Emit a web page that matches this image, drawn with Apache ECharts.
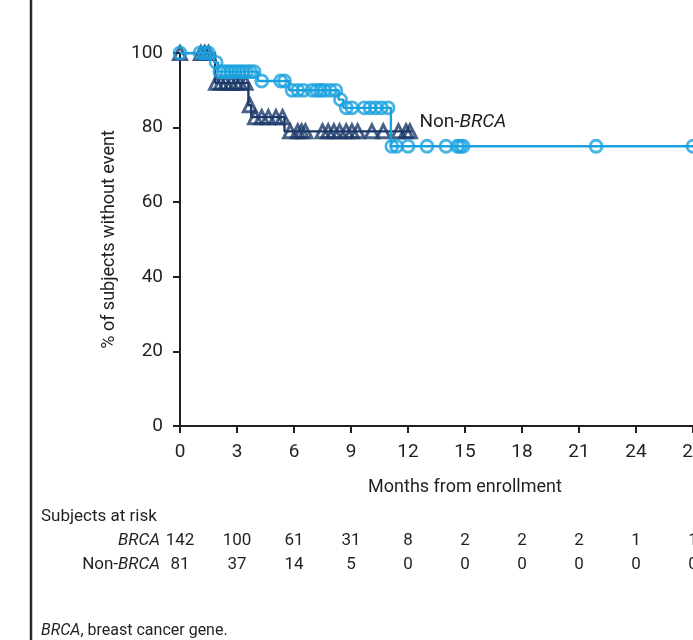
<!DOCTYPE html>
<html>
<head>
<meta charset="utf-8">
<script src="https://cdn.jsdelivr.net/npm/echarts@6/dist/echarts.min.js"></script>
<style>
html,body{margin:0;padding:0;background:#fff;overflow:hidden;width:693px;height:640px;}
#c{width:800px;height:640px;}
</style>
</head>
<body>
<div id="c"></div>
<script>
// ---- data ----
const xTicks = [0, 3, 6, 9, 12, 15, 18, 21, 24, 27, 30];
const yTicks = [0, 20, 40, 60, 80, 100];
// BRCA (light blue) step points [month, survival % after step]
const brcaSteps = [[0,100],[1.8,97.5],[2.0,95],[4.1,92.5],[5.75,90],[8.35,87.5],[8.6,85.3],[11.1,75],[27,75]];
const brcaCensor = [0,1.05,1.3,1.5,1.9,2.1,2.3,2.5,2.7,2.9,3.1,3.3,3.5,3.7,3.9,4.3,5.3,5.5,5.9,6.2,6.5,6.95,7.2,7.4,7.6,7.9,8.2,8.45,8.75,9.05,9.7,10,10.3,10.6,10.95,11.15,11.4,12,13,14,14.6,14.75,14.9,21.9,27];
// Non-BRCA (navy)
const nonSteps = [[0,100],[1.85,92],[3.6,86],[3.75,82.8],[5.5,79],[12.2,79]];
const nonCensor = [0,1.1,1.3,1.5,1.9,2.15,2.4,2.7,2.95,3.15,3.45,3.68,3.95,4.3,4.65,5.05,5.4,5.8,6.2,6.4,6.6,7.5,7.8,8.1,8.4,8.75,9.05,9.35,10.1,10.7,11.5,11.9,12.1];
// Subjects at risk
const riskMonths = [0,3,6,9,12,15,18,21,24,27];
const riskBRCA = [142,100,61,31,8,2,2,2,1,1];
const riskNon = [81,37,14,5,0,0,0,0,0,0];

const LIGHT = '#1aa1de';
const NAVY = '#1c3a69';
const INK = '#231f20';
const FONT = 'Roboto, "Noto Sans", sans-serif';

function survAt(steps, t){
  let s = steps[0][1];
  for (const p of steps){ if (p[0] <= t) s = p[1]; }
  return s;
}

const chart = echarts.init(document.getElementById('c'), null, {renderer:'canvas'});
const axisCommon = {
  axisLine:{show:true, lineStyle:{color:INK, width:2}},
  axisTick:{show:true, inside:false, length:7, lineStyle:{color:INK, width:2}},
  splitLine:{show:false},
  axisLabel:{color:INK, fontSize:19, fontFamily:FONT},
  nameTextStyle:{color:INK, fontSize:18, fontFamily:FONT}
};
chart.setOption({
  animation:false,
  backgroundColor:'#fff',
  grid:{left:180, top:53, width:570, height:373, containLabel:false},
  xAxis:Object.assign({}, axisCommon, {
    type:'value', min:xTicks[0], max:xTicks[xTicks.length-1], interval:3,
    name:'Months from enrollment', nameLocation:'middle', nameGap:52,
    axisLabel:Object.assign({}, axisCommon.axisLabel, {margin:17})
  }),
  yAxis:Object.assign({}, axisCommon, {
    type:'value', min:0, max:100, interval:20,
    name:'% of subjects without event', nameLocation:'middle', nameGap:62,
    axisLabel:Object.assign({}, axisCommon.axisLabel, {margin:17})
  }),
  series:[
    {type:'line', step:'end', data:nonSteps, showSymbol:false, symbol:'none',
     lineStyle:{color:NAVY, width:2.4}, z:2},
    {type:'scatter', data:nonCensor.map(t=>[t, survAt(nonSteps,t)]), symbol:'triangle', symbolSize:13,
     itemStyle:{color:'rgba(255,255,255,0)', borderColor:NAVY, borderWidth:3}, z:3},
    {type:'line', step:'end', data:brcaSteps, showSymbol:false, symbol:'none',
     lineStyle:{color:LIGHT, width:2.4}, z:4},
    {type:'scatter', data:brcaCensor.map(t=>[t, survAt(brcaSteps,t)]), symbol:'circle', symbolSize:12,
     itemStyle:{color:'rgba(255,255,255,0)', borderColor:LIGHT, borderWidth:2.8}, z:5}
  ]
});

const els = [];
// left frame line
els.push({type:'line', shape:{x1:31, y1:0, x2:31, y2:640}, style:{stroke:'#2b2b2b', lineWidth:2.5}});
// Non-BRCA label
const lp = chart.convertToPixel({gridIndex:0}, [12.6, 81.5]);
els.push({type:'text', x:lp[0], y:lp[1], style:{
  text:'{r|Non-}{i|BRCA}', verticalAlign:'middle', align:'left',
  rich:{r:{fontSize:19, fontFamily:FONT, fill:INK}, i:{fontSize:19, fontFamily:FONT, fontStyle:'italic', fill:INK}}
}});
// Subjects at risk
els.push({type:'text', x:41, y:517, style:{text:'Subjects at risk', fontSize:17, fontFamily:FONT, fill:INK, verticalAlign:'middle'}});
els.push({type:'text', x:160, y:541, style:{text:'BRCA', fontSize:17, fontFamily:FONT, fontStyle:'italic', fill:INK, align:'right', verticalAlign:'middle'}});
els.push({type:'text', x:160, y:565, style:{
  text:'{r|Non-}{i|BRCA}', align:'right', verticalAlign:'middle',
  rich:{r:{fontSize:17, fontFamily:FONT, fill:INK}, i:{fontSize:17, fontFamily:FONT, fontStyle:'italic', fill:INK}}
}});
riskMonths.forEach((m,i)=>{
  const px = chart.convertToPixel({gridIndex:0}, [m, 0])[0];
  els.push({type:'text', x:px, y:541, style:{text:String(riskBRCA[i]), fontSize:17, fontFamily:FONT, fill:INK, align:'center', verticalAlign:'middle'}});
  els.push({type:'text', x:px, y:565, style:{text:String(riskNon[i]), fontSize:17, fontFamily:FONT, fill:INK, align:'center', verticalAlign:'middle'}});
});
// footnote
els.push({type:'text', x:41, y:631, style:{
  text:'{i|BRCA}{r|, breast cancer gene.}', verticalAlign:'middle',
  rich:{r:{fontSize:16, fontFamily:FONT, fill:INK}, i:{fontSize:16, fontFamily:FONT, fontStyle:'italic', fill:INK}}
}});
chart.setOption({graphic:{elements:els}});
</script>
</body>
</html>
::::
REQUIRED TASK: The listing above must be printed again exactly, minus its pictures.

EXERCISE OUTPUT:
Emit a web page that matches this image, drawn with Apache ECharts.
<!DOCTYPE html>
<html>
<head>
<meta charset="utf-8">
<script src="https://cdn.jsdelivr.net/npm/echarts@6/dist/echarts.min.js"></script>
<style>
html,body{margin:0;padding:0;background:#fff;overflow:hidden;width:693px;height:640px;}
#c{width:800px;height:640px;}
</style>
</head>
<body>
<div id="c"></div>
<script>
// ---- data ----
const xTicks = [0, 3, 6, 9, 12, 15, 18, 21, 24, 27, 30];
const yTicks = [0, 20, 40, 60, 80, 100];
// BRCA (light blue) step points [month, survival % after step]
const brcaSteps = [[0,100],[1.8,97.5],[2.0,95],[4.1,92.5],[5.75,90],[8.35,87.5],[8.6,85.3],[11.1,75],[27,75]];
const brcaCensor = [0,1.05,1.3,1.5,1.9,2.1,2.3,2.5,2.7,2.9,3.1,3.3,3.5,3.7,3.9,4.3,5.3,5.5,5.9,6.2,6.5,6.95,7.2,7.4,7.6,7.9,8.2,8.45,8.75,9.05,9.7,10,10.3,10.6,10.95,11.15,11.4,12,13,14,14.6,14.75,14.9,21.9,27];
// Non-BRCA (navy)
const nonSteps = [[0,100],[1.85,92],[3.6,86],[3.75,82.8],[5.5,79],[12.2,79]];
const nonCensor = [0,1.1,1.3,1.5,1.9,2.15,2.4,2.7,2.95,3.15,3.45,3.68,3.95,4.3,4.65,5.05,5.4,5.8,6.2,6.4,6.6,7.5,7.8,8.1,8.4,8.75,9.05,9.35,10.1,10.7,11.5,11.9,12.1];
// Subjects at risk
const riskMonths = [0,3,6,9,12,15,18,21,24,27];
const riskBRCA = [142,100,61,31,8,2,2,2,1,1];
const riskNon = [81,37,14,5,0,0,0,0,0,0];

const LIGHT = '#1aa1de';
const NAVY = '#1c3a69';
const INK = '#231f20';
const FONT = 'Roboto, "Noto Sans", sans-serif';

function survAt(steps, t){
  let s = steps[0][1];
  for (const p of steps){ if (p[0] <= t) s = p[1]; }
  return s;
}

const chart = echarts.init(document.getElementById('c'), null, {renderer:'canvas'});
const axisCommon = {
  axisLine:{show:true, lineStyle:{color:INK, width:2}},
  axisTick:{show:true, inside:false, length:7, lineStyle:{color:INK, width:2}},
  splitLine:{show:false},
  axisLabel:{color:INK, fontSize:19, fontFamily:FONT},
  nameTextStyle:{color:INK, fontSize:18, fontFamily:FONT}
};
chart.setOption({
  animation:false,
  backgroundColor:'#fff',
  grid:{left:180, top:53, width:570, height:373, containLabel:false},
  xAxis:Object.assign({}, axisCommon, {
    type:'value', min:xTicks[0], max:xTicks[xTicks.length-1], interval:3,
    name:'Months from enrollment', nameLocation:'middle', nameGap:52,
    axisLabel:Object.assign({}, axisCommon.axisLabel, {margin:17})
  }),
  yAxis:Object.assign({}, axisCommon, {
    type:'value', min:0, max:100, interval:20,
    name:'% of subjects without event', nameLocation:'middle', nameGap:62,
    axisLabel:Object.assign({}, axisCommon.axisLabel, {margin:17})
  }),
  series:[
    {type:'line', step:'end', data:nonSteps, showSymbol:false, symbol:'none',
     lineStyle:{color:NAVY, width:2.4}, z:2},
    {type:'scatter', data:nonCensor.map(t=>[t, survAt(nonSteps,t)]), symbol:'triangle', symbolSize:13,
     itemStyle:{color:'rgba(255,255,255,0)', borderColor:NAVY, borderWidth:3}, z:3},
    {type:'line', step:'end', data:brcaSteps, showSymbol:false, symbol:'none',
     lineStyle:{color:LIGHT, width:2.4}, z:4},
    {type:'scatter', data:brcaCensor.map(t=>[t, survAt(brcaSteps,t)]), symbol:'circle', symbolSize:12,
     itemStyle:{color:'rgba(255,255,255,0)', borderColor:LIGHT, borderWidth:2.8}, z:5}
  ]
});

const els = [];
// left frame line
els.push({type:'line', shape:{x1:31, y1:0, x2:31, y2:640}, style:{stroke:'#2b2b2b', lineWidth:2.5}});
// Non-BRCA label
const lp = chart.convertToPixel({gridIndex:0}, [12.6, 81.5]);
els.push({type:'text', x:lp[0], y:lp[1], style:{
  text:'{r|Non-}{i|BRCA}', verticalAlign:'middle', align:'left',
  rich:{r:{fontSize:19, fontFamily:FONT, fill:INK}, i:{fontSize:19, fontFamily:FONT, fontStyle:'italic', fill:INK}}
}});
// Subjects at risk
els.push({type:'text', x:41, y:517, style:{text:'Subjects at risk', fontSize:17, fontFamily:FONT, fill:INK, verticalAlign:'middle'}});
els.push({type:'text', x:160, y:541, style:{text:'BRCA', fontSize:17, fontFamily:FONT, fontStyle:'italic', fill:INK, align:'right', verticalAlign:'middle'}});
els.push({type:'text', x:160, y:565, style:{
  text:'{r|Non-}{i|BRCA}', align:'right', verticalAlign:'middle',
  rich:{r:{fontSize:17, fontFamily:FONT, fill:INK}, i:{fontSize:17, fontFamily:FONT, fontStyle:'italic', fill:INK}}
}});
riskMonths.forEach((m,i)=>{
  const px = chart.convertToPixel({gridIndex:0}, [m, 0])[0];
  els.push({type:'text', x:px, y:541, style:{text:String(riskBRCA[i]), fontSize:17, fontFamily:FONT, fill:INK, align:'center', verticalAlign:'middle'}});
  els.push({type:'text', x:px, y:565, style:{text:String(riskNon[i]), fontSize:17, fontFamily:FONT, fill:INK, align:'center', verticalAlign:'middle'}});
});
// footnote
els.push({type:'text', x:41, y:631, style:{
  text:'{i|BRCA}{r|, breast cancer gene.}', verticalAlign:'middle',
  rich:{r:{fontSize:16, fontFamily:FONT, fill:INK}, i:{fontSize:16, fontFamily:FONT, fontStyle:'italic', fill:INK}}
}});
chart.setOption({graphic:{elements:els}});
</script>
</body>
</html>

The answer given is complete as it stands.